PINKY

Pinky (1949)

PINKY

(director: Elia Kazan; screenwriters: Philip Dunne/Dudley Nichols/based on the novel Pinky by Cid Ricketts Sumner; cinematographer: Joseph MacDonald; editor: Harmon Jones; music: Alfred Newman; cast: Jeanne Crain (Patricia ‘Pinky’ Johnson), Ethel Barrymore (Miss Em), Ethel Waters (Pinky’s Granny), William Lundigan (Dr. Thomas Adams), Basil Ruysdael (Judge Walker), Kenny Washington (Dr. Canady), Dan Riss (Mr. Stanley), Griff Barnett (Dr. Joe McGill), Evelyn Varden (Melba Wooley), Frederick O’Neal (Jake Walters), Nina Mae McKinney (Rozelia); Runtime: 102; MPAA Rating: NR; producer: Darryl F. Zanuck; Fox Home Video; 1949)

“This is a groundbreaking film despite its absurdly stiff way at looking at how blacks and whites interact.”

Reviewed by Dennis Schwartz

Based on Cid Ricketts Sumner’s novel Pinky and written by Philip Dunne and Dudley Nichols. Elia Kazan (“East of Eden”/”Wild River”/”Gentleman’s Agreement”) took over directing this compromised social problem drama when John Ford backed out after a few weeks of shooting and had no enthusiasm for the story. It tells of a light-skinned young black woman, nicknamed “Pinky” Johnson (Jeanne Crain), who is sent by her dark-skinned black Granny (Ethel Waters) to study nursing in Boston and not only passes for white and lives as a free person but has a white fiance Dr. Thomas Adams (William Lundigan). Pinky is confused about the relationship, fearing society won’t accept it, and comes running back to Granny’s shack in the rural South and its segregation to find her true identity as a mulatto.

The old-fashioned Granny, stereotyped as the mammy figure, works for the feisty aristocratic white lady Miss Em (Ethel Barrymore), who becomes terminally ill and is nursed by Pinky until her death. Miss Em leaves her estate to Pinky, but her family contests the will because Pinky is black. In court, Pinky surprisingly wins the verdict. She then turns the estate into a nursing home and school for blacks, and rejects Dr. Adams’ marriage proposal when he comes knocking on her door in the South.
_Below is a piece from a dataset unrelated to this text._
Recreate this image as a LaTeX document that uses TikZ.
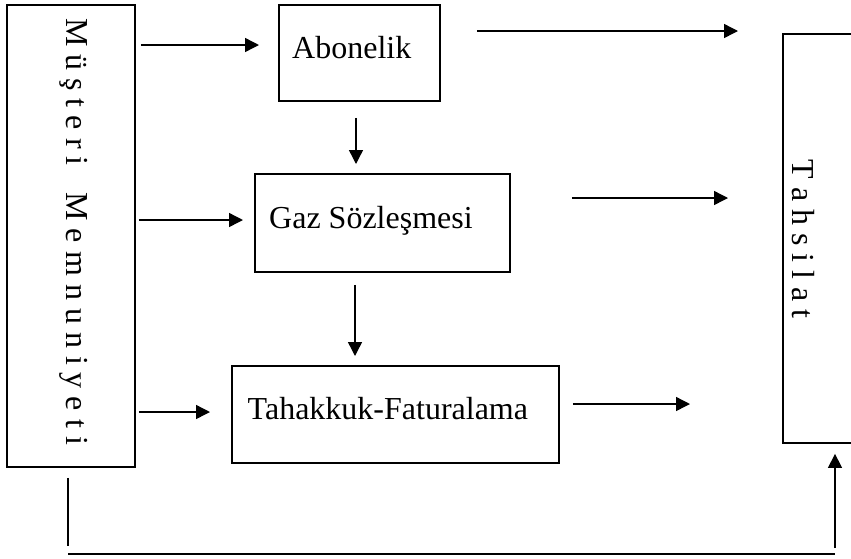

She becomes a tragic figure who regains her racial pride but loses the man she loves.

Though many things about the film are unconvincing (for starters the white Crain as a black woman never passes the giggle test and the casting of a white as a Negro seems to be a chicken-hearted way to deal with the racial issues–it missed a chance to make a big statement by not casting Lena Horne in that role), it’s not as daring as it wants you to believe as it has little to say that was hip about racial relationships and interracial marriage (though for Hollywood, which for the most part previously ignored real black issues, this is a groundbreaking film despite its absurdly stiff way at looking at how blacks and whites interact), and it questionably has Pinky learn her life lessons from a stranger white woman and not her black Granny. But, at least, its sincerity and conviction seem real, and there are a few tender and moving moments. The film did very well at the box office.